## GIVEN INFORMATION:
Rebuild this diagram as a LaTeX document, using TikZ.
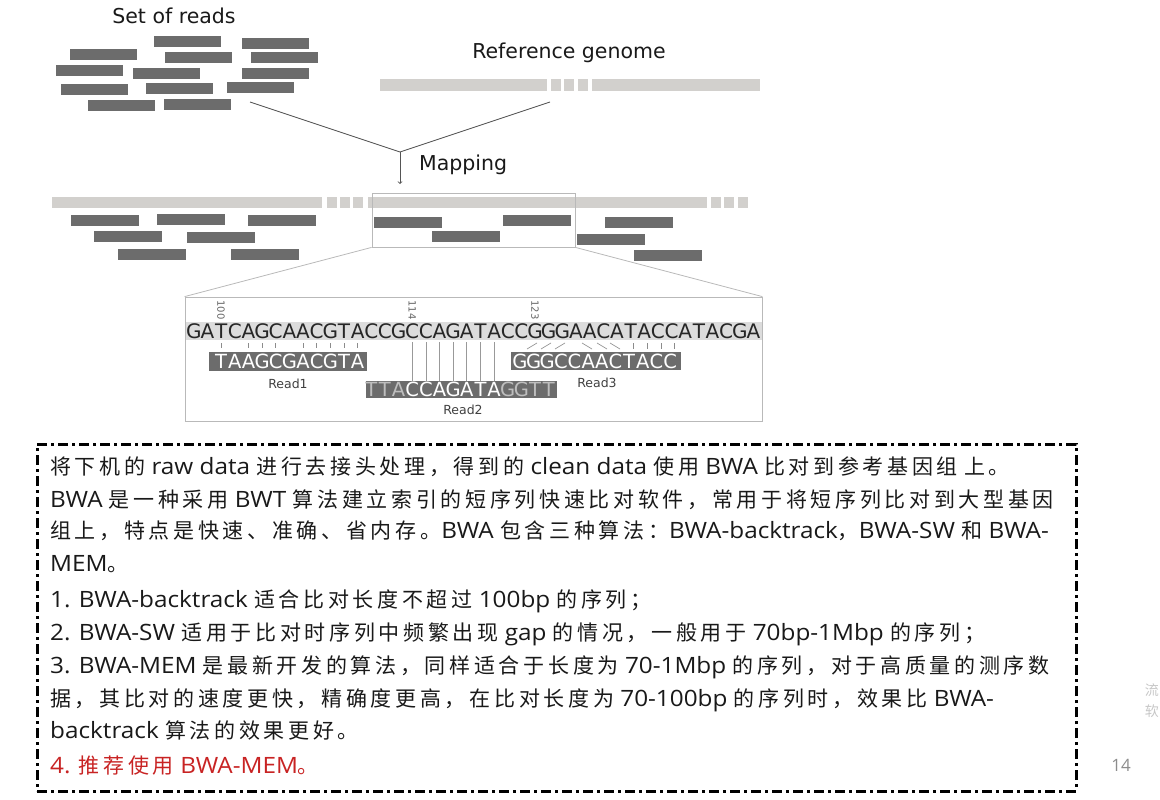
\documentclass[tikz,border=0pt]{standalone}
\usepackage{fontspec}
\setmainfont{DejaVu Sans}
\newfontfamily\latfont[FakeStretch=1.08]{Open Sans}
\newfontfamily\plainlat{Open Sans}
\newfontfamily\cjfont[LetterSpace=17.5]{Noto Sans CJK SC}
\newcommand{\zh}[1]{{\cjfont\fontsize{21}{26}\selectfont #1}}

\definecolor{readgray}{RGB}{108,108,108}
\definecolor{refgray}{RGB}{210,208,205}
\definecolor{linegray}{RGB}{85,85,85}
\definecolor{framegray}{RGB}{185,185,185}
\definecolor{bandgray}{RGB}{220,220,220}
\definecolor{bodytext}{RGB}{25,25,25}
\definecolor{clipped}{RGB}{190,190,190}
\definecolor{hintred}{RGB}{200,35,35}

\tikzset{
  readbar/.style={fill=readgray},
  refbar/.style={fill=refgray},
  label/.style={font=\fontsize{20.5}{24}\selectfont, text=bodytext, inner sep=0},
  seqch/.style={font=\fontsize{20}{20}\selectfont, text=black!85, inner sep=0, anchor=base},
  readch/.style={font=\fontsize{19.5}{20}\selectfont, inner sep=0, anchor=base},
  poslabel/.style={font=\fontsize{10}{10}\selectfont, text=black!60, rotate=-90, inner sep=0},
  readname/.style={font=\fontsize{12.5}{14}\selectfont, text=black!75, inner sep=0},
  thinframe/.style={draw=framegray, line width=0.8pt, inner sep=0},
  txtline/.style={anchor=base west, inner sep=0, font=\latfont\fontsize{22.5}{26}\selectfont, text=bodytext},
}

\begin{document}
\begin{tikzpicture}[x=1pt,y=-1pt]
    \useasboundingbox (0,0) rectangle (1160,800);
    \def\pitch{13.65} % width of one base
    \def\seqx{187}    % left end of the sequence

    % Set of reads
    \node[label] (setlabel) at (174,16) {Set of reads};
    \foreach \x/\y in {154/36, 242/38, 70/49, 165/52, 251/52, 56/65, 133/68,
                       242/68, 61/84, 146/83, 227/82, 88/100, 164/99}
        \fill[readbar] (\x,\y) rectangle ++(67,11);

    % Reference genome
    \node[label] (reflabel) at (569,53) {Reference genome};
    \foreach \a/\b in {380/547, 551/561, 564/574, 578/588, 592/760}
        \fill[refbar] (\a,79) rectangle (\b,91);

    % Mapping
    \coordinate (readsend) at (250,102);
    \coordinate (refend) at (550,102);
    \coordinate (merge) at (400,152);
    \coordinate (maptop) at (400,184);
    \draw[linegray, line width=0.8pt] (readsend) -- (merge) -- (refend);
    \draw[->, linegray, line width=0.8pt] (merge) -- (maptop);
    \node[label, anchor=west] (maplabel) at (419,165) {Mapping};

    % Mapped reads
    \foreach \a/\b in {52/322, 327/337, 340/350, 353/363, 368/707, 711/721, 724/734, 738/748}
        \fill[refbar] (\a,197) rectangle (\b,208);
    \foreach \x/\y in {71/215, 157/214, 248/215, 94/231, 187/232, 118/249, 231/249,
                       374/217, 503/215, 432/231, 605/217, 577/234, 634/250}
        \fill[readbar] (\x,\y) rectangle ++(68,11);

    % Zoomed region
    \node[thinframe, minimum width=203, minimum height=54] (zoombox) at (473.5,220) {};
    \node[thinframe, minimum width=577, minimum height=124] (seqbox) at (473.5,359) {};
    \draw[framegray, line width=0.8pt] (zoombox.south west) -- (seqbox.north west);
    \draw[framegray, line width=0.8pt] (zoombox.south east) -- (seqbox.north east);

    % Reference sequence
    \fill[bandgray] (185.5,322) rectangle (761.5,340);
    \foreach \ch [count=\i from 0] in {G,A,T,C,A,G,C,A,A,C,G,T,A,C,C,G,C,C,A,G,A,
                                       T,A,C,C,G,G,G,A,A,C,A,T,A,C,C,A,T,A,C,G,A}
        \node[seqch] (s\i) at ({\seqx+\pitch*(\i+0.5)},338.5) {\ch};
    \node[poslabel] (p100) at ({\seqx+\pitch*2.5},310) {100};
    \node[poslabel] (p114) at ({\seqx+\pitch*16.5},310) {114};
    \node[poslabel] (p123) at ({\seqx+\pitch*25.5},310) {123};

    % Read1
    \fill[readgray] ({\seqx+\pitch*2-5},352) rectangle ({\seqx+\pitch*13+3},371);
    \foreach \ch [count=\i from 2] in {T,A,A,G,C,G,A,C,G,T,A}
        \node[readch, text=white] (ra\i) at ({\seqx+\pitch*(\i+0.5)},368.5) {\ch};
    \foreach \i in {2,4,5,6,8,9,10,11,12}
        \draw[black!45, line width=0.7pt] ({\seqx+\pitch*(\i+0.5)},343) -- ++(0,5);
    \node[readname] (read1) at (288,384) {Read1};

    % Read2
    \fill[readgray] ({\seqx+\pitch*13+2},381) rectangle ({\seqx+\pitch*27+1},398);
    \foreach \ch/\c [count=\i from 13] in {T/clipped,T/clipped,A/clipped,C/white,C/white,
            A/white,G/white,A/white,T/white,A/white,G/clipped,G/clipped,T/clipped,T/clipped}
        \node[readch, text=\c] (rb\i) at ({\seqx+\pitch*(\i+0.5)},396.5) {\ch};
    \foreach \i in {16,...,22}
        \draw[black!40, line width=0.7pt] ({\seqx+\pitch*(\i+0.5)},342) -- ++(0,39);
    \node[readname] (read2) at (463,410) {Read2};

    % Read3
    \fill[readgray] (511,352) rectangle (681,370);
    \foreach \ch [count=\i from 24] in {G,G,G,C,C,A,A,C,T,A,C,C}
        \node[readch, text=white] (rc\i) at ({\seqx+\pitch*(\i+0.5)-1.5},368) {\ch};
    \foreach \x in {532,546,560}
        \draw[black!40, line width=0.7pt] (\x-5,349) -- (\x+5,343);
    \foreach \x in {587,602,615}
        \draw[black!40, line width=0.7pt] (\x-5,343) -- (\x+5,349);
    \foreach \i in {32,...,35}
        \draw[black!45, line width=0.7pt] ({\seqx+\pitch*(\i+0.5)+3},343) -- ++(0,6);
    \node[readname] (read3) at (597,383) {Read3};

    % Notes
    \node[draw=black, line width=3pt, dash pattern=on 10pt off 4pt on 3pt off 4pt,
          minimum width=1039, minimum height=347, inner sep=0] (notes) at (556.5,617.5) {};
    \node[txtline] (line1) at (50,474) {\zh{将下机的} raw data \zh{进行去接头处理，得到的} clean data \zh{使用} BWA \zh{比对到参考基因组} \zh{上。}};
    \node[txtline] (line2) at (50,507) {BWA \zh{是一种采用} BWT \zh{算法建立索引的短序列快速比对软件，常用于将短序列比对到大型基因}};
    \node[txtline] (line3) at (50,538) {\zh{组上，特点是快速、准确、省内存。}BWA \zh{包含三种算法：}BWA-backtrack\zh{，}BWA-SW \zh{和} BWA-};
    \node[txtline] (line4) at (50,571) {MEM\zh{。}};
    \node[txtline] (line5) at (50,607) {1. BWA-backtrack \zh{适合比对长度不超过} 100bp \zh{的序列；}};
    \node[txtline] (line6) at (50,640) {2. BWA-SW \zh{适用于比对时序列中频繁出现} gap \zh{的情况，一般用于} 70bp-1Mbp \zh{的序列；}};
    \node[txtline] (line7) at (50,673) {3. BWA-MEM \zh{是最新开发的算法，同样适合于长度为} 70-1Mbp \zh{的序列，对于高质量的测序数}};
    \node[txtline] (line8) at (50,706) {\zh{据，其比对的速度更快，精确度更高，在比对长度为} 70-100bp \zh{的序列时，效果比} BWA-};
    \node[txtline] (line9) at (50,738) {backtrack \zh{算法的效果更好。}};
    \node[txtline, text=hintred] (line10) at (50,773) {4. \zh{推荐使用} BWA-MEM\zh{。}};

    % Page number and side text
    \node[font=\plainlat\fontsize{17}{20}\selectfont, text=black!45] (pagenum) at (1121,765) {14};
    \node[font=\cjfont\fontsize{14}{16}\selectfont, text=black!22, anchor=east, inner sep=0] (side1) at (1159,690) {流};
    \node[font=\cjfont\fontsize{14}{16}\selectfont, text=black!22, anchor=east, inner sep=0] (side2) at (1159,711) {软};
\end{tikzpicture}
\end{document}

## WHAT TO PRODUCE:
Return nothing but the lines running from the start of the data to the line with "(\x,\y) rectangle ++(67,11);", please, both ends included and no pictures.

## SOLUTION TO THIS PROBLEM:
Rebuild this diagram as a LaTeX document, using TikZ.
\documentclass[tikz,border=0pt]{standalone}
\usepackage{fontspec}
\setmainfont{DejaVu Sans}
\newfontfamily\latfont[FakeStretch=1.08]{Open Sans}
\newfontfamily\plainlat{Open Sans}
\newfontfamily\cjfont[LetterSpace=17.5]{Noto Sans CJK SC}
\newcommand{\zh}[1]{{\cjfont\fontsize{21}{26}\selectfont #1}}

\definecolor{readgray}{RGB}{108,108,108}
\definecolor{refgray}{RGB}{210,208,205}
\definecolor{linegray}{RGB}{85,85,85}
\definecolor{framegray}{RGB}{185,185,185}
\definecolor{bandgray}{RGB}{220,220,220}
\definecolor{bodytext}{RGB}{25,25,25}
\definecolor{clipped}{RGB}{190,190,190}
\definecolor{hintred}{RGB}{200,35,35}

\tikzset{
  readbar/.style={fill=readgray},
  refbar/.style={fill=refgray},
  label/.style={font=\fontsize{20.5}{24}\selectfont, text=bodytext, inner sep=0},
  seqch/.style={font=\fontsize{20}{20}\selectfont, text=black!85, inner sep=0, anchor=base},
  readch/.style={font=\fontsize{19.5}{20}\selectfont, inner sep=0, anchor=base},
  poslabel/.style={font=\fontsize{10}{10}\selectfont, text=black!60, rotate=-90, inner sep=0},
  readname/.style={font=\fontsize{12.5}{14}\selectfont, text=black!75, inner sep=0},
  thinframe/.style={draw=framegray, line width=0.8pt, inner sep=0},
  txtline/.style={anchor=base west, inner sep=0, font=\latfont\fontsize{22.5}{26}\selectfont, text=bodytext},
}

\begin{document}
\begin{tikzpicture}[x=1pt,y=-1pt]
    \useasboundingbox (0,0) rectangle (1160,800);
    \def\pitch{13.65} % width of one base
    \def\seqx{187}    % left end of the sequence

    % Set of reads
    \node[label] (setlabel) at (174,16) {Set of reads};
    \foreach \x/\y in {154/36, 242/38, 70/49, 165/52, 251/52, 56/65, 133/68,
                       242/68, 61/84, 146/83, 227/82, 88/100, 164/99}
        \fill[readbar] (\x,\y) rectangle ++(67,11);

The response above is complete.